Companies are enhancing their employee stock purchase plans after pulling back following the 2008 market meltdown, according to Fidelity Investments, which administers about 250 plans nationwide.
More than half of the companies Fidelity surveyed plan to sweeten the deal for employee purchasers in the next year by either increasing the discount rate or adding a look-back period. Generally, the employee discount is somewhere between 5 percent and the IRS-approved maximum of 15 percent. A look-back period -- usually a year -- lets an employee choose to purchase the stock at its lowest price in that designated time period. Many companies offer one or the other.

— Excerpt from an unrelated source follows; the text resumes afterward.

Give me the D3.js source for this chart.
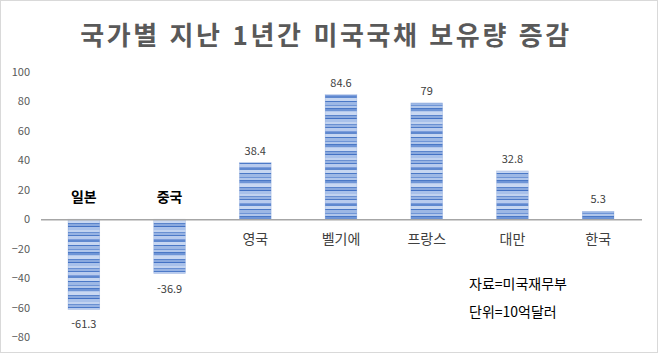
<!DOCTYPE html>
<html lang="ko">
<head>
<meta charset="utf-8">
<title>국가별 미국국채 보유량 증감</title>
<script src="https://d3js.org/d3.v7.min.js"></script>
<style>
  body { margin: 0; background: #fff; }
  text { font-family: "Noto Sans CJK KR", "Malgun Gothic", sans-serif; }
</style>
</head>
<body>
<div id="chart"></div>
<script>
// data
var countries = ["일본", "중국", "영국", "벨기에", "프랑스", "대만", "한국"];
var changes = [-61.3, -36.9, 38.4, 84.6, 79, 32.8, 5.3];
var yTicks = [100, 80, 60, 40, 20, 0, -20, -40, -60, -80];

var width = 658, height = 353;
var margin = {top: 72, right: 16, bottom: 16, left: 41};

var svg = d3.select("#chart").append("svg")
    .attr("width", width)
    .attr("height", height);

// outer frame
svg.append("rect")
    .attr("x", 0.5).attr("y", 0.5)
    .attr("width", width - 1).attr("height", height - 1)
    .attr("fill", "#fff")
    .attr("stroke", "#d9d9d9");

// striped texture like the excel fill
var defs = svg.append("defs");
var pat = defs.append("pattern")
    .attr("id", "stripes")
    .attr("patternUnits", "userSpaceOnUse")
    .attr("width", 8).attr("height", 36);
pat.append("rect").attr("width", 8).attr("height", 36).attr("fill", "#8eaee2");
var stripes = [
  [0, 1, "#4a78c6"], [1, 2, "#6f95d6"], [3, 1, "#b3c8ec"], [4, 3, "#c9d8f2"],
  [7, 1, "#5a84cc"], [8, 2, "#8aa9de"], [10, 1, "#4472c4"], [11, 3, "#a9c1ea"],
  [14, 2, "#c2d3f0"], [16, 1, "#6a90d2"], [17, 2, "#97b3e3"], [19, 1, "#4d7ac8"],
  [20, 3, "#b8cbee"], [23, 1, "#7c9ddb"], [24, 2, "#5f88cf"], [26, 3, "#c6d6f1"],
  [29, 1, "#4a78c6"], [30, 3, "#9db8e5"], [33, 1, "#6f95d6"], [34, 2, "#b0c6eb"]
];
stripes.forEach(function(s) {
  pat.append("rect").attr("y", s[0]).attr("width", 8).attr("height", s[1]).attr("fill", s[2]);
});

// title
svg.append("text")
    .attr("x", 326).attr("y", 45)
    .attr("text-anchor", "middle")
    .attr("fill", "#595959")
    .attr("font-size", 26)
    .attr("font-weight", "bold")
    .attr("letter-spacing", 2.6)
    .text("국가별 지난 1년간 미국국채 보유량 증감");

var x = d3.scaleBand()
    .domain(countries)
    .range([margin.left, width - margin.right - 1])
    .paddingInner(0.63)
    .paddingOuter(0.315);

var y = d3.scaleLinear()
    .domain([-80, 100])
    .range([337, 72]);

// y axis labels
var yAxis = d3.axisLeft(y).tickValues(yTicks).tickSize(0).tickPadding(0);
var gy = svg.append("g")
    .attr("transform", "translate(30,0)")
    .call(yAxis);
gy.select(".domain").remove();
gy.selectAll("text")
    .attr("fill", "#595959")
    .attr("font-size", 11)
    .attr("font-family", "Liberation Sans, Arial, sans-serif");

// bars
svg.selectAll(".bar")
    .data(countries)
    .enter().append("rect")
    .attr("class", "bar")
    .attr("x", function(d) { return x(d); })
    .attr("width", x.bandwidth())
    .attr("y", function(d, i) { return y(Math.max(0, changes[i])); })
    .attr("height", function(d, i) { return Math.abs(y(changes[i]) - y(0)); })
    .attr("fill", "url(#stripes)")
    .attr("stroke", "#4472c4")
    .attr("stroke-opacity", 0.3)
    .attr("stroke-width", 0.6);

// zero line
svg.append("line")
    .attr("x1", margin.left).attr("x2", width - margin.right)
    .attr("y1", y(0) + 0.5).attr("y2", y(0) + 0.5)
    .attr("stroke", "#a6a6a6")
    .attr("stroke-width", 1.5);

// value labels
svg.selectAll(".val")
    .data(countries)
    .enter().append("text")
    .attr("class", "val")
    .attr("x", function(d) { return x(d) + x.bandwidth() / 2; })
    .attr("y", function(d, i) {
      return changes[i] < 0 ? y(changes[i]) + 19 : y(changes[i]) - 8;
    })
    .attr("text-anchor", "middle")
    .attr("fill", "#404040")
    .attr("font-size", 11)
    .attr("font-family", "Liberation Sans, Arial, sans-serif")
    .text(function(d, i) { return changes[i]; });

// category labels, above axis for negative bars
svg.selectAll(".cat")
    .data(countries)
    .enter().append("text")
    .attr("class", "cat")
    .attr("x", function(d) { return x(d) + x.bandwidth() / 2; })
    .attr("y", function(d, i) { return changes[i] < 0 ? y(0) - 17 : y(0) + 25; })
    .attr("text-anchor", "middle")
    .attr("fill", function(d, i) { return changes[i] < 0 ? "#000" : "#404040"; })
    .attr("font-size", 14)
    .attr("font-weight", function(d, i) { return changes[i] < 0 ? "bold" : "normal"; })
    .text(function(d) { return d; });

// notes
svg.append("text")
    .attr("x", 469).attr("y", 289)
    .attr("fill", "#000")
    .attr("font-size", 14)
    .text("자료=미국재무부");
svg.append("text")
    .attr("x", 469).attr("y", 317)
    .attr("fill", "#000")
    .attr("font-size", 14)
    .text("단위=10억달러");
</script>
</body>
</html>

In general, participants purchase the stock by payroll deduction -- money on which they've already paid taxes. When they sell the stock, any profits are taxed at either the long-term or the short-term capital gains rate -- depending on how long the employee has held the stock. There are usually no restrictions on when an employee can sell -- unless the Securities and Exchange Commission considers the employee an "insider." Most employees aren't in that category.
Participating in an employee stock purchase plan can be a very good retirement planning tool. For example, in its recent annual report, Fairfax Financial, an insurance company, reported that an employee earning about $40,000 annually who had participated fully in its employee stock purchase plan since the company was founded 27 years ago would have accumulated 3,068 shares of stock worth $1.1 million at the end of 2012. Not a bad deal.
Of course, every stock purchase plan doesn't have such positive results. Joan Bloom, senior vice president in Fidelity's stock plan services group, suggests that employees who participate in stock purchase plans sell some of it over time to balance and diversify their holdings. Owning too much company stock can put you in a terrible position if the company does poorly. You could lose both your job and watch your stock and your retirement fund become worthless.
But overall, Bloom thinks the option to participate in an employee stock purchase plan is a plus. "It is a great benefit, and people should be seriously considering participating if a plan is offered," she says.